=== GOAL OF THE EXERCISE ===
Below is some material; set it all down exactly, apart from the pictures.

──────────

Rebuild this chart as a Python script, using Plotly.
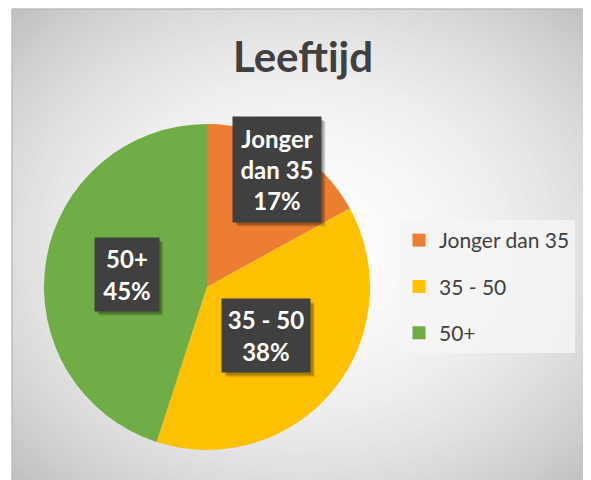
import math
import plotly.graph_objects as go

# ---- data ----
categories = ["Jonger dan 35", "35 - 50", "50+"]
values = [17, 38, 45]
colors = ["#ED7D31", "#FFC000", "#70AD47"]
title_text = "Leeftijd"

# ---- layout constants (screen pixels of the 591x480 window) ----
OFF = 8                               # default page margin of the html body
W, H = 591 - OFF, 480 - OFF           # figure size
PCX, PCY, PR = 207, 287, 163          # pie centre / radius
label_radius = [0.84, 0.47, 0.50]     # where each data-label box sits (fraction of radius)
label_box = [(88, 105), (88, 73), (64, 73)]
AREA_X0, AREA_Y0 = 12, 9              # chart-area top-left corner


def px(x):
    return (x - OFF) / W


def py(y):
    return 1 - (y - OFF) / H


fig = go.Figure()

fig.add_trace(go.Pie(
    labels=categories,
    values=values,
    marker=dict(colors=colors, line=dict(width=0)),
    sort=False,
    direction="clockwise",
    rotation=0,
    textinfo="none",
    hoverinfo="label+percent",
    showlegend=False,
    domain=dict(x=[px(PCX - PR), px(PCX + PR)], y=[py(PCY + PR), py(PCY - PR)]),
))

# legend entries
for i, (c, col) in enumerate(zip(categories, colors)):
    fig.add_trace(go.Scatter(
        x=[None], y=[None], mode="markers", name=c,
        marker=dict(symbol="square", size=13, color=col),
        legendgroup=f"g{i}", showlegend=True,
    ))

# ---- background radial gradient ----
shapes = []
N = 50
cx, cy = (AREA_X0 + 591) / 2, (AREA_Y0 + 480) / 2
hw, hh = (591 - AREA_X0) / 2 * 1.42, (480 - AREA_Y0) / 2 * 1.42
light, dark = 253, 192
for k in range(N):
    t = 1 - k / N
    g = int(round(light - (light - dark) * (t ** 2)))
    shapes.append(dict(
        type="circle", xref="paper", yref="paper", layer="below",
        x0=px(cx - hw * t), x1=px(cx + hw * t),
        y0=py(cy + hh * t), y1=py(cy - hh * t),
        fillcolor=f"rgb({g},{g},{g})", line=dict(width=0),
    ))
# white outside chart area
shapes.append(dict(type="rect", xref="paper", yref="paper", layer="below",
                   x0=-0.1, x1=px(AREA_X0), y0=-0.1, y1=1.1,
                   fillcolor="white", line=dict(width=0)))
shapes.append(dict(type="rect", xref="paper", yref="paper", layer="below",
                   x0=-0.1, x1=1.1, y0=py(AREA_Y0), y1=1.1,
                   fillcolor="white", line=dict(width=0)))
# border
shapes.append(dict(type="line", xref="paper", yref="paper", layer="below",
                   x0=px(AREA_X0), x1=px(AREA_X0), y0=0, y1=py(AREA_Y0),
                   line=dict(color="#BDBDBD", width=1.5)))
shapes.append(dict(type="line", xref="paper", yref="paper", layer="below",
                   x0=px(AREA_X0), x1=1, y0=py(AREA_Y0), y1=py(AREA_Y0),
                   line=dict(color="#BDBDBD", width=1.5)))

# ---- data labels ----
annotations = []
total = sum(values)
cum = 0
for i, (c, v) in enumerate(zip(categories, values)):
    mid = (cum + v / 2) / total * 2 * math.pi
    cum += v
    r = PR * label_radius[i]
    lx = PCX + r * math.sin(mid)
    ly = PCY - r * math.cos(mid)
    bw, bh = label_box[i]
    # soft drop shadow
    for s, a in [(5, 0.08), (4, 0.12), (3, 0.18)]:
        shapes.append(dict(
            type="rect", xref="paper", yref="paper", layer="above",
            x0=px(lx - bw / 2 + s), x1=px(lx + bw / 2 + s),
            y0=py(ly + bh / 2 + s), y1=py(ly - bh / 2 + s),
            fillcolor=f"rgba(0,0,0,{a})", line=dict(width=0),
        ))
    name = c.replace("Jonger dan 35", "Jonger<br>dan 35")
    txt = f"<b>{name}<br>{round(v / total * 100)}%</b>"
    annotations.append(dict(
        x=px(lx), y=py(ly), xref="paper", yref="paper", text=txt, showarrow=False,
        xanchor="center", yanchor="middle",
        font=dict(family="Lato", size=24, color="white"),
        bgcolor="#404040", borderpad=0, width=bw, height=bh,
        align="center", valign="middle",
    ))

fig.update_layout(
    width=W, height=H,
    margin=dict(l=0, r=0, t=0, b=0),
    paper_bgcolor="white",
    plot_bgcolor="rgba(0,0,0,0)",
    xaxis=dict(visible=False),
    yaxis=dict(visible=False),
    title=dict(text=f"<b>{title_text}</b>", x=px(303), xanchor="center",
               y=py(57), yanchor="middle", yref="paper",
               font=dict(family="Lato", size=42, color="#404040")),
    legend=dict(
        x=px(399), y=py(220), xanchor="left", yanchor="top",
        bgcolor="rgba(244,244,244,0.85)",
        font=dict(family="Lato", size=21, color="#404040"),
        tracegroupgap=16, itemsizing="trace",
        entrywidth=140,
    ),
    shapes=shapes,
    annotations=annotations,
)

fig.write_html("out.html")
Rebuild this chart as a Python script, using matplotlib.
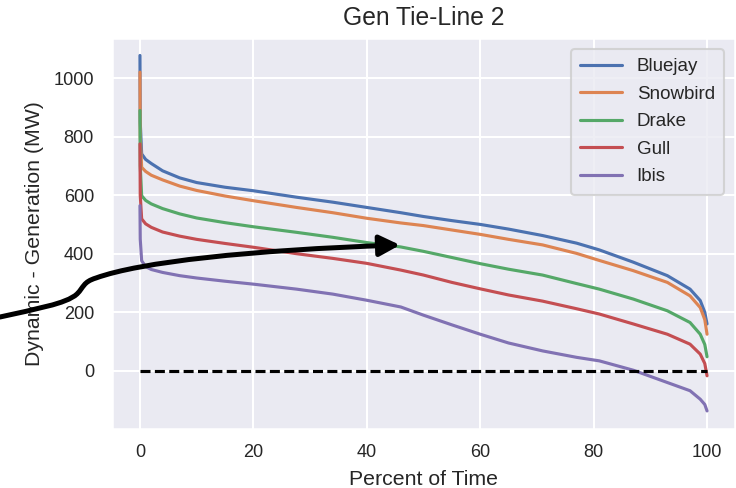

──────────

=== EXERCISE RESPONSE ===
Rebuild this chart as a Python script, using Plotly.
import math
import plotly.graph_objects as go

# ---- data ----
categories = ["Jonger dan 35", "35 - 50", "50+"]
values = [17, 38, 45]
colors = ["#ED7D31", "#FFC000", "#70AD47"]
title_text = "Leeftijd"

# ---- layout constants (screen pixels of the 591x480 window) ----
OFF = 8                               # default page margin of the html body
W, H = 591 - OFF, 480 - OFF           # figure size
PCX, PCY, PR = 207, 287, 163          # pie centre / radius
label_radius = [0.84, 0.47, 0.50]     # where each data-label box sits (fraction of radius)
label_box = [(88, 105), (88, 73), (64, 73)]
AREA_X0, AREA_Y0 = 12, 9              # chart-area top-left corner


def px(x):
    return (x - OFF) / W


def py(y):
    return 1 - (y - OFF) / H


fig = go.Figure()

fig.add_trace(go.Pie(
    labels=categories,
    values=values,
    marker=dict(colors=colors, line=dict(width=0)),
    sort=False,
    direction="clockwise",
    rotation=0,
    textinfo="none",
    hoverinfo="label+percent",
    showlegend=False,
    domain=dict(x=[px(PCX - PR), px(PCX + PR)], y=[py(PCY + PR), py(PCY - PR)]),
))

# legend entries
for i, (c, col) in enumerate(zip(categories, colors)):
    fig.add_trace(go.Scatter(
        x=[None], y=[None], mode="markers", name=c,
        marker=dict(symbol="square", size=13, color=col),
        legendgroup=f"g{i}", showlegend=True,
    ))

# ---- background radial gradient ----
shapes = []
N = 50
cx, cy = (AREA_X0 + 591) / 2, (AREA_Y0 + 480) / 2
hw, hh = (591 - AREA_X0) / 2 * 1.42, (480 - AREA_Y0) / 2 * 1.42
light, dark = 253, 192
for k in range(N):
    t = 1 - k / N
    g = int(round(light - (light - dark) * (t ** 2)))
    shapes.append(dict(
        type="circle", xref="paper", yref="paper", layer="below",
        x0=px(cx - hw * t), x1=px(cx + hw * t),
        y0=py(cy + hh * t), y1=py(cy - hh * t),
        fillcolor=f"rgb({g},{g},{g})", line=dict(width=0),
    ))
# white outside chart area
shapes.append(dict(type="rect", xref="paper", yref="paper", layer="below",
                   x0=-0.1, x1=px(AREA_X0), y0=-0.1, y1=1.1,
                   fillcolor="white", line=dict(width=0)))
shapes.append(dict(type="rect", xref="paper", yref="paper", layer="below",
                   x0=-0.1, x1=1.1, y0=py(AREA_Y0), y1=1.1,
                   fillcolor="white", line=dict(width=0)))
# border
shapes.append(dict(type="line", xref="paper", yref="paper", layer="below",
                   x0=px(AREA_X0), x1=px(AREA_X0), y0=0, y1=py(AREA_Y0),
                   line=dict(color="#BDBDBD", width=1.5)))
shapes.append(dict(type="line", xref="paper", yref="paper", layer="below",
                   x0=px(AREA_X0), x1=1, y0=py(AREA_Y0), y1=py(AREA_Y0),
                   line=dict(color="#BDBDBD", width=1.5)))

# ---- data labels ----
annotations = []
total = sum(values)
cum = 0
for i, (c, v) in enumerate(zip(categories, values)):
    mid = (cum + v / 2) / total * 2 * math.pi
    cum += v
    r = PR * label_radius[i]
    lx = PCX + r * math.sin(mid)
    ly = PCY - r * math.cos(mid)
    bw, bh = label_box[i]
    # soft drop shadow
    for s, a in [(5, 0.08), (4, 0.12), (3, 0.18)]:
        shapes.append(dict(
            type="rect", xref="paper", yref="paper", layer="above",
            x0=px(lx - bw / 2 + s), x1=px(lx + bw / 2 + s),
            y0=py(ly + bh / 2 + s), y1=py(ly - bh / 2 + s),
            fillcolor=f"rgba(0,0,0,{a})", line=dict(width=0),
        ))
    name = c.replace("Jonger dan 35", "Jonger<br>dan 35")
    txt = f"<b>{name}<br>{round(v / total * 100)}%</b>"
    annotations.append(dict(
        x=px(lx), y=py(ly), xref="paper", yref="paper", text=txt, showarrow=False,
        xanchor="center", yanchor="middle",
        font=dict(family="Lato", size=24, color="white"),
        bgcolor="#404040", borderpad=0, width=bw, height=bh,
        align="center", valign="middle",
    ))

fig.update_layout(
    width=W, height=H,
    margin=dict(l=0, r=0, t=0, b=0),
    paper_bgcolor="white",
    plot_bgcolor="rgba(0,0,0,0)",
    xaxis=dict(visible=False),
    yaxis=dict(visible=False),
    title=dict(text=f"<b>{title_text}</b>", x=px(303), xanchor="center",
               y=py(57), yanchor="middle", yref="paper",
               font=dict(family="Lato", size=42, color="#404040")),
    legend=dict(
        x=px(399), y=py(220), xanchor="left", yanchor="top",
        bgcolor="rgba(244,244,244,0.85)",
        font=dict(family="Lato", size=21, color="#404040"),
        tracegroupgap=16, itemsizing="trace",
        entrywidth=140,
    ),
    shapes=shapes,
    annotations=annotations,
)

fig.write_html("out.html")
Rebuild this chart as a Python script, using matplotlib.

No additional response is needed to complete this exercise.